* Exercise prompt
In the material below, please retype the lines from the very first through the one with "from matplotlib.ticker import MultipleLocator", exactly and without pictures.

* Exercise input
* Begin *

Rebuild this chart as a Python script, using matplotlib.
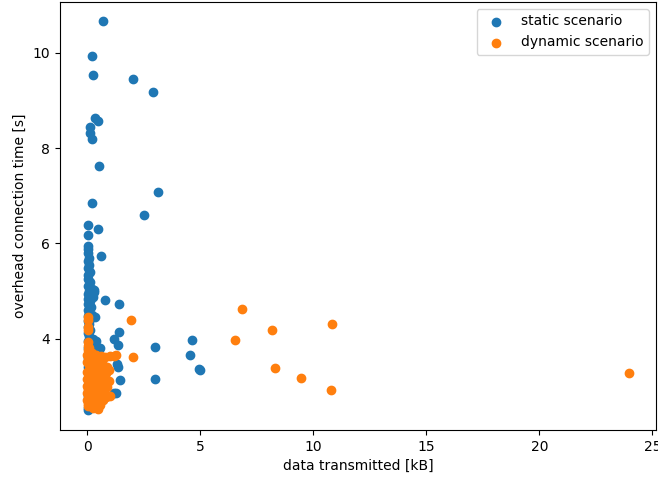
import numpy as np
import matplotlib
matplotlib.use("Agg")
import matplotlib.pyplot as plt
from matplotlib.ticker import MultipleLocator

# static scenario: outliers + dense column near 0 kB
static_x = [0.71, 0.22, 0.27, 2.04, 2.92, 0.37, 0.47, 0.12, 0.12, 0.22,
            0.54, 3.13, 0.21, 2.51, 0.06, 0.47, 0.06, 0.04, 0.62, 0.31,
            0.80, 1.42, 1.42, 1.21, 1.36, 3.02, 4.63, 4.54, 4.94, 4.98,
            0.58, 1.33, 1.36, 1.46, 3.02, 1.21, 1.30, 0.03,
            0.02, 0.05, 0.08, 0.03, 0.10, 0.04, 0.12, 0.02, 0.06, 0.15,
            0.03, 0.20, 0.08, 0.30, 0.05, 0.25, 0.02, 0.12, 0.06, 0.18,
            0.03, 0.10, 0.04, 0.14, 0.02, 0.08, 0.22, 0.05, 0.12, 0.03,
            0.35, 0.10, 0.28, 0.04, 0.18, 0.40, 0.08, 0.02, 0.12, 0.05,
            0.30, 0.10, 0.03, 0.15, 0.06, 0.02, 0.08, 0.04]
static_y = [10.66, 9.93, 9.53, 9.45, 9.17, 8.64, 8.56, 8.45, 8.32, 8.19,
            7.62, 7.08, 6.84, 6.60, 6.39, 6.30, 6.18, 5.95, 5.73, 4.97,
            4.81, 4.73, 4.13, 3.99, 3.86, 3.83, 3.96, 3.66, 3.37, 3.35,
            3.81, 3.47, 3.40, 3.14, 3.16, 2.86, 2.85, 2.49,
            5.88, 5.80, 5.70, 5.62, 5.55, 5.48, 5.40, 5.33, 5.25, 5.18,
            5.10, 5.05, 5.00, 5.02, 4.93, 4.88, 4.84, 4.78, 4.72, 4.66,
            4.60, 4.54, 4.48, 4.42, 4.36, 4.30, 4.50, 4.24, 4.18, 4.12,
            4.45, 4.06, 4.00, 3.94, 3.90, 3.95, 3.88, 3.80, 3.72, 3.60,
            3.85, 3.50, 3.40, 3.20, 3.00, 2.80, 2.60, 2.55]

# dynamic scenario
dynamic_x = [6.84, 10.83, 8.19, 6.52, 8.33, 9.44, 10.77, 23.97, 1.95, 2.05,
             0.03, 0.03, 0.05, 0.04, 0.02, 0.05, 0.10, 0.03, 0.20, 0.40,
             0.60, 0.80, 1.00, 1.28, 1.21, 0.15, 0.30, 0.50, 0.70, 0.90,
             0.10, 0.25, 0.45, 0.65, 0.85, 0.05, 0.20, 0.35, 0.55, 0.75,
             0.95, 0.10, 0.30, 0.50, 0.70, 0.90, 0.05, 0.20, 0.40, 0.60,
             0.80, 1.00, 0.10, 0.30, 0.50, 0.70, 0.15, 0.35, 0.55, 0.05,
             0.25, 0.50, 0.40, 0.00, 0.00, 0.00, 0.00, 0.00, 0.00, 0.00,
             0.84, 0.02, 0.12, 0.60, 0.08, 0.18, 0.95, 0.65, 0.30, 0.45]
dynamic_y = [4.63, 4.31, 4.18, 3.97, 3.39, 3.17, 2.93, 3.28, 4.39, 3.61,
             4.46, 4.40, 4.24, 4.18, 3.92, 3.85, 3.80, 3.75, 3.70, 3.66,
             3.64, 3.62, 3.63, 3.65, 3.64, 3.60, 3.55, 3.50, 3.45, 3.40,
             3.45, 3.40, 3.35, 3.30, 3.28, 3.30, 3.25, 3.20, 3.18, 3.15,
             3.10, 3.12, 3.05, 3.02, 3.00, 2.98, 2.95, 2.90, 2.88, 2.85,
             2.82, 2.80, 2.78, 2.75, 2.72, 2.70, 2.65, 2.62, 2.60, 2.58,
             2.55, 2.53, 2.57, 2.70, 2.85, 3.00, 3.15, 3.30, 3.50, 3.65,
             2.77, 2.62, 3.55, 3.38, 2.90, 3.08, 3.35, 2.92, 3.58, 2.68]

fig = plt.figure(figsize=(6.58, 4.82), dpi=100)
ax = fig.add_axes([0.0912, 0.108, 0.906, 0.888])
ax.scatter(static_x, static_y, label="static scenario")
ax.scatter(dynamic_x, dynamic_y, label="dynamic scenario")
ax.yaxis.set_major_locator(MultipleLocator(2))
ax.set_xlabel("data transmitted [kB]")
ax.set_ylabel("overhead connection time [s]")
ax.legend(loc="upper right")
fig.savefig("out.png", dpi=100)
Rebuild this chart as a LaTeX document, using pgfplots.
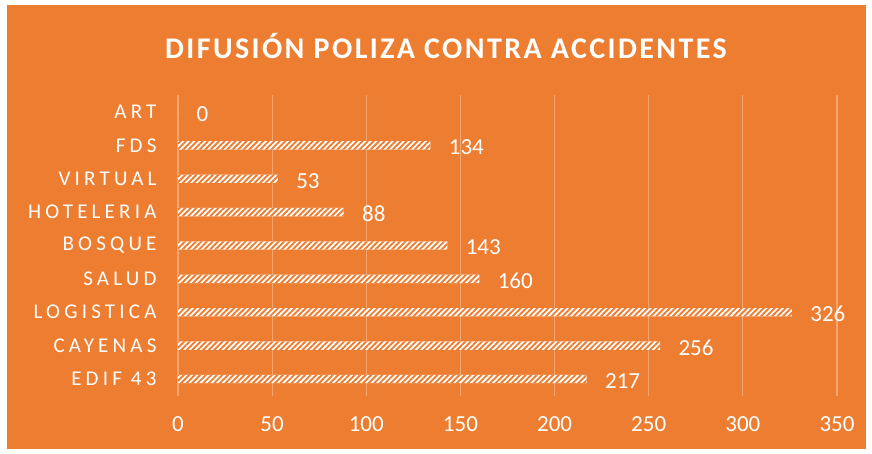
\documentclass[border=0pt]{standalone}
\usepackage{pgfplots}
\pgfplotsset{compat=1.18}
\usetikzlibrary{patterns.meta}
\usepackage{fontspec}
\setmainfont{Carlito}
\newfontfamily\catfont[LetterSpace=20]{Carlito}
\newfontfamily\titlefont[LetterSpace=8]{Carlito}
\definecolor{bgorange}{HTML}{ED7D31}
\definecolor{gridc}{HTML}{F2A672}
\begin{document}
\begin{tikzpicture}[x=1pt,y=1pt]
\fill[white] (0,0) rectangle (872,454);
\fill[bgorange] (7,5) rectangle (866,449);
\node[text=white, font=\titlefont\bfseries\fontsize{30}{34}\selectfont] at (446,408) {DIFUSIÓN POLIZA CONTRA ACCIDENTES};
\begin{axis}[
  at={(178pt,58.3pt)}, anchor=south west,
  width=659pt, height=300.4pt, scale only axis,
  xmin=0, xmax=350, ymin=-0.5, ymax=8.5,
  xtick={0,50,...,350}, ytick={0,...,8},
  yticklabels={EDIF 43, CAYENAS, LOGISTICA, SALUD, BOSQUE, HOTELERIA, VIRTUAL, FDS, ART},
  axis line style={draw=none}, major tick length=0pt,
  xmajorgrids, grid style={gridc, line width=1.2pt},
  /pgf/number format/assume math mode=true,
  xticklabel style={text=white, font=\fontsize{23}{26}\selectfont, anchor=base, yshift=-36pt},
  yticklabel style={text=white, font=\catfont\fontsize{21}{24}\selectfont, xshift=-18pt},
  xbar, bar width=8.3pt,
  nodes near coords,
  nodes near coords style={text=white, font=\fontsize{23}{26}\selectfont, xshift=15pt, yshift=-2pt},
]
\addplot[fill=white, draw=none, postaction={pattern={Lines[angle=45,distance=3.9pt,line width=1.9pt]}, pattern color=bgorange}]
 coordinates {(217,0) (256,1) (326,2) (160,3) (143,4) (88,5) (53,6) (134,7) (0,8)};
\end{axis}
\end{tikzpicture}
\end{document}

* End *

* Result of this exercise
Rebuild this chart as a Python script, using matplotlib.
import numpy as np
import matplotlib
matplotlib.use("Agg")
import matplotlib.pyplot as plt
from matplotlib.ticker import MultipleLocator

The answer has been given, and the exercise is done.